→ **DATA SEGMENT**:
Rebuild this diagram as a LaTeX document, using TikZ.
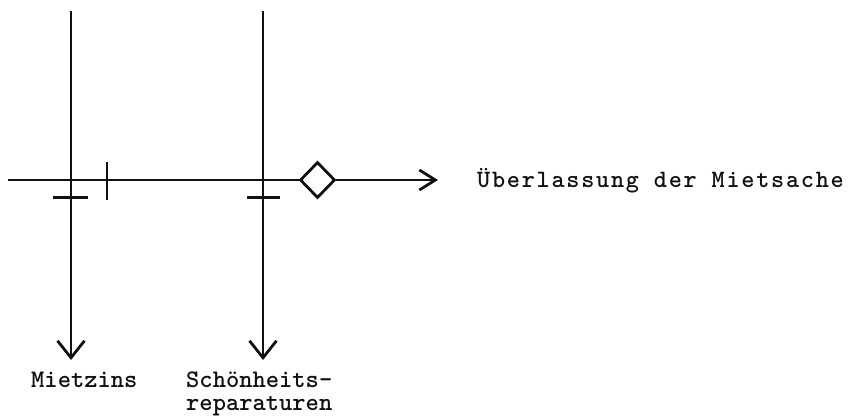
\documentclass[tikz,border=0pt]{standalone}
\usepackage{fontspec}
\usetikzlibrary{arrows.meta,shapes.geometric}
\newfontfamily\typew{lmmono10-regular.otf}[BoldFont=lmmonolt10-bold.otf]
\definecolor{ink}{HTML}{111111}
\tikzset{axis/.style={ink,line width=2.8pt},
vtip/.style={-{Straight Barb[length=17pt,width=27pt]}},
htip/.style={-{Straight Barb[length=16pt,width=20pt]}},
tick/.style={ink,line width=2.6pt},
lab/.style={font=\typew\bfseries\fontsize{25}{28}\selectfont\addfontfeature{LetterSpace=7},text=ink,inner sep=0pt,anchor=base west},
blab/.style={font=\typew\bfseries\fontsize{25.3}{23}\selectfont,text=ink,inner sep=0pt,align=left,anchor=base west}}
\begin{document}
\begin{tikzpicture}[x=1pt,y=-1pt]
\useasboundingbox (0,0) rectangle (850,418);
\coordinate (hstart) at (8,180);
\coordinate (hend) at (438,180);
\coordinate (top1) at (71,11);
\coordinate (end1) at (71,360);
\coordinate (top2) at (263,11);
\coordinate (end2) at (263,360);
\node[diamond,draw=ink,line width=2.8pt,minimum width=35pt,minimum height=36pt,inner sep=0pt] (dia) at (317.5,180) {};
\node[lab] (ueber) at (477,187) {Überlassung der Mietsache};
\node[blab] (miete) at (31,387) {Mietzins};
\node[blab] (schoen) at (186,410) {Schönheits-\\reparaturen};
\draw[axis] (hstart) -- (dia.west);
\draw[axis,htip] (dia.east) -- (hend);
\draw[axis,vtip] (top1) -- (end1);
\draw[axis,vtip] (top2) -- (end2);
\draw[tick] (107,162) -- (107,200);
\draw[tick] (53,197.5) -- (88,197.5);
\draw[tick] (247,197.5) -- (280,197.5);
\end{tikzpicture}
\end{document}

→ **SET PROBLEM**: The material above must be printed exactly, with its pictures left out.

→ **RESPONSE BELOW**:
Rebuild this diagram as a LaTeX document, using TikZ.
\documentclass[tikz,border=0pt]{standalone}
\usepackage{fontspec}
\usetikzlibrary{arrows.meta,shapes.geometric}
\newfontfamily\typew{lmmono10-regular.otf}[BoldFont=lmmonolt10-bold.otf]
\definecolor{ink}{HTML}{111111}
\tikzset{axis/.style={ink,line width=2.8pt},
vtip/.style={-{Straight Barb[length=17pt,width=27pt]}},
htip/.style={-{Straight Barb[length=16pt,width=20pt]}},
tick/.style={ink,line width=2.6pt},
lab/.style={font=\typew\bfseries\fontsize{25}{28}\selectfont\addfontfeature{LetterSpace=7},text=ink,inner sep=0pt,anchor=base west},
blab/.style={font=\typew\bfseries\fontsize{25.3}{23}\selectfont,text=ink,inner sep=0pt,align=left,anchor=base west}}
\begin{document}
\begin{tikzpicture}[x=1pt,y=-1pt]
\useasboundingbox (0,0) rectangle (850,418);
\coordinate (hstart) at (8,180);
\coordinate (hend) at (438,180);
\coordinate (top1) at (71,11);
\coordinate (end1) at (71,360);
\coordinate (top2) at (263,11);
\coordinate (end2) at (263,360);
\node[diamond,draw=ink,line width=2.8pt,minimum width=35pt,minimum height=36pt,inner sep=0pt] (dia) at (317.5,180) {};
\node[lab] (ueber) at (477,187) {Überlassung der Mietsache};
\node[blab] (miete) at (31,387) {Mietzins};
\node[blab] (schoen) at (186,410) {Schönheits-\\reparaturen};
\draw[axis] (hstart) -- (dia.west);
\draw[axis,htip] (dia.east) -- (hend);
\draw[axis,vtip] (top1) -- (end1);
\draw[axis,vtip] (top2) -- (end2);
\draw[tick] (107,162) -- (107,200);
\draw[tick] (53,197.5) -- (88,197.5);
\draw[tick] (247,197.5) -- (280,197.5);
\end{tikzpicture}
\end{document}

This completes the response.